Task directions:
Copy out exactly the lines from the first line of the material below through the line containing "Chart.register(...registerables);", and nothing beyond them.

╭──

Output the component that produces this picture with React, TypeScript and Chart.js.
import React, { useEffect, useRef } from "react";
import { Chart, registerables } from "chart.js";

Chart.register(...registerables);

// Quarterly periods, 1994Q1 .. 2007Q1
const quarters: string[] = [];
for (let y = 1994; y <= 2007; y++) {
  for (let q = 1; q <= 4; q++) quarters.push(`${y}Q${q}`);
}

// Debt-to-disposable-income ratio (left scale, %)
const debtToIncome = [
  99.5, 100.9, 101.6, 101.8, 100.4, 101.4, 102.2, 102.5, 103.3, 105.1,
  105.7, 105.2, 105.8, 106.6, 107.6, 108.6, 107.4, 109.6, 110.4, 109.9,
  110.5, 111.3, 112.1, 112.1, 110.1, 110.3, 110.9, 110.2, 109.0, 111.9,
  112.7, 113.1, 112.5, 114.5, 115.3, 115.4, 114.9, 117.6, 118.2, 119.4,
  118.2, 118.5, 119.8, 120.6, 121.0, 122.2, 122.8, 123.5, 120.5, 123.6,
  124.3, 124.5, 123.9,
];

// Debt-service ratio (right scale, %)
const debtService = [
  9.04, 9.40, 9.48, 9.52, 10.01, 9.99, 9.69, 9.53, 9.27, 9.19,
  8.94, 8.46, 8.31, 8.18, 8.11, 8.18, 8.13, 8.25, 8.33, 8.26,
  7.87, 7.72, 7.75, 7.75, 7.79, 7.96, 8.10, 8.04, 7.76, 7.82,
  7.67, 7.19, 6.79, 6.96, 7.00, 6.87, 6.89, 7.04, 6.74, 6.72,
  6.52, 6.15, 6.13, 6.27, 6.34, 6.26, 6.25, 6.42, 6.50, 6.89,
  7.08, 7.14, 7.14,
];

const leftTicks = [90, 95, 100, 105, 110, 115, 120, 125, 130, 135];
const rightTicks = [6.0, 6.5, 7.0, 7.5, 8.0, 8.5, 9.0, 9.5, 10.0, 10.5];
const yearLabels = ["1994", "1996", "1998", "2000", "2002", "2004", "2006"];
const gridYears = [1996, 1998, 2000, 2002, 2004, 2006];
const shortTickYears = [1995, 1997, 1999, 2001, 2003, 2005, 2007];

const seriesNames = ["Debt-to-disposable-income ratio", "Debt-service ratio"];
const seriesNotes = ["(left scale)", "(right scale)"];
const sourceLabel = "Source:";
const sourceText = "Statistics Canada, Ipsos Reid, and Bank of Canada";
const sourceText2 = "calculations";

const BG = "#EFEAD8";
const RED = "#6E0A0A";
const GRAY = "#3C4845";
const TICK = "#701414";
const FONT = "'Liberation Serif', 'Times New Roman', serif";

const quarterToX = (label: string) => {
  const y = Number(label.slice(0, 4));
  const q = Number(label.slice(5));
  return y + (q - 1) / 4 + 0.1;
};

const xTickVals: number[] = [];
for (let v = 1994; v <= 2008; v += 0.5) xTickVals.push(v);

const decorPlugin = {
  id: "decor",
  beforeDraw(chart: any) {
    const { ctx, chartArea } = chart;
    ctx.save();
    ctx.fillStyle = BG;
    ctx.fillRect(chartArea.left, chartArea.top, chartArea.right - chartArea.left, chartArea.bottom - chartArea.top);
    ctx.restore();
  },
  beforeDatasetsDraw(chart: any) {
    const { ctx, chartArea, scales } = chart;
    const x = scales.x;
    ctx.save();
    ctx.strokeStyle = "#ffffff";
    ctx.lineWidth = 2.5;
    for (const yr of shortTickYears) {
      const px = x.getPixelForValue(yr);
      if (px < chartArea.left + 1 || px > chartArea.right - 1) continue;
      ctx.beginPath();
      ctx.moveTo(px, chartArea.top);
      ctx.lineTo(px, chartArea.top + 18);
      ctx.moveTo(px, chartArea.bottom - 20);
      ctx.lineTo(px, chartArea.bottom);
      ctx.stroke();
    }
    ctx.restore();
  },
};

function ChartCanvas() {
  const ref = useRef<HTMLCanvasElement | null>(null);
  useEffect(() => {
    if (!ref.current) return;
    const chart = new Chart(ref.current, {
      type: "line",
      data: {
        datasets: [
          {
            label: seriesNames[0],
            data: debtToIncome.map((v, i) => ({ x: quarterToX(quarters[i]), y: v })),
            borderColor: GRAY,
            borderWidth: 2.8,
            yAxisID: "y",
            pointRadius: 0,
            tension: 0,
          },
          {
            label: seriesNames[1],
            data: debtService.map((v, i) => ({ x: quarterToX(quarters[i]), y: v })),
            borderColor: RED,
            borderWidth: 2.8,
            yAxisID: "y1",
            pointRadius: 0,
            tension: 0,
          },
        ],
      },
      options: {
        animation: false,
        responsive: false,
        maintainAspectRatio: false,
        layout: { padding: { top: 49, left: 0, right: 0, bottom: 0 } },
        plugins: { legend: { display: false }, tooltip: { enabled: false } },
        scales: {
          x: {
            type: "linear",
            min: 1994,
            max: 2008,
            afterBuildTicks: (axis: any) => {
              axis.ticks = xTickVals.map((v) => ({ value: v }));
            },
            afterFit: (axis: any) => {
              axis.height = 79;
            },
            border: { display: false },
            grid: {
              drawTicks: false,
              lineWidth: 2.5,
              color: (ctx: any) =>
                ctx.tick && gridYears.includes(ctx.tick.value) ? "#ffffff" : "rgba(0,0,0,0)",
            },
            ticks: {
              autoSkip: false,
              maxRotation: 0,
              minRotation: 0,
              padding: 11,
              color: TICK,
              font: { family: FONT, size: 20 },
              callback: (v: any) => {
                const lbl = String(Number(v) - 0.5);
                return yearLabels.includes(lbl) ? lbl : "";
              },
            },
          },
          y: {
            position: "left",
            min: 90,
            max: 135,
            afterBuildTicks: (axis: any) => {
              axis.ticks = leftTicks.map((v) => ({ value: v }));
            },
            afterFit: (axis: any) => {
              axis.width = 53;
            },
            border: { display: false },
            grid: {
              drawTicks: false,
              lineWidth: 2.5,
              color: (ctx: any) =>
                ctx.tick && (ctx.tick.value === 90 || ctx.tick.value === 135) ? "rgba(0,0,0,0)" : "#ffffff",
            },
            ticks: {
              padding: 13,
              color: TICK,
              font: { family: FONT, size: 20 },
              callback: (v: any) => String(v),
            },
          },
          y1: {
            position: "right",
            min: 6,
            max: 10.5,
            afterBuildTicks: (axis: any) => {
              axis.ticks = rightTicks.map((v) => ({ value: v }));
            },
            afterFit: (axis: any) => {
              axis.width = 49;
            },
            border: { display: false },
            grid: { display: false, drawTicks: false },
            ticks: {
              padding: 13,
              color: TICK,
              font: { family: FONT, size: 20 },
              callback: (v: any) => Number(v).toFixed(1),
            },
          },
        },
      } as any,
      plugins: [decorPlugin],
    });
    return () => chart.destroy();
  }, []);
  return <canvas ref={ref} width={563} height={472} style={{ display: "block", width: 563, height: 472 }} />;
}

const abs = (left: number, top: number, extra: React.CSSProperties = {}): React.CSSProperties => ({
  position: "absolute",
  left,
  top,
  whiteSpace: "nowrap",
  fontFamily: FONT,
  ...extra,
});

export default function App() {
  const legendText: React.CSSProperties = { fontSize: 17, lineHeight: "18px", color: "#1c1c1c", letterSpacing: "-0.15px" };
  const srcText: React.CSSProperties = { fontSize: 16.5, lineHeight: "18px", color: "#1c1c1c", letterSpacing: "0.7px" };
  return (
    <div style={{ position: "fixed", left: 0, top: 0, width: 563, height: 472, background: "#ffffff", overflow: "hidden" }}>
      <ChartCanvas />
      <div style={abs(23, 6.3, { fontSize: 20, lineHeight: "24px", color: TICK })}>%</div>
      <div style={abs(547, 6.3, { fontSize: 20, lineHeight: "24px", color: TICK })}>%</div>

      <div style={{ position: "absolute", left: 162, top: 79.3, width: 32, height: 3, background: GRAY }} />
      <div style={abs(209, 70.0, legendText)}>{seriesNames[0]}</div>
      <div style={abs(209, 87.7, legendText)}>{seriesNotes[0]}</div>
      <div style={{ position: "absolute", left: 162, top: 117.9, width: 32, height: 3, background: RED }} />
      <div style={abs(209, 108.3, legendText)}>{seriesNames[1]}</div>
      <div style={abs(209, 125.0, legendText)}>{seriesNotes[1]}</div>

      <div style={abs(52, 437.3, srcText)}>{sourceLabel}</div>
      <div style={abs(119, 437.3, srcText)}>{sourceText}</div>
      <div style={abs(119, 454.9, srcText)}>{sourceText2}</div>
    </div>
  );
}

╰──

Solution:
Output the component that produces this picture with React, TypeScript and Chart.js.
import React, { useEffect, useRef } from "react";
import { Chart, registerables } from "chart.js";

Chart.register(...registerables);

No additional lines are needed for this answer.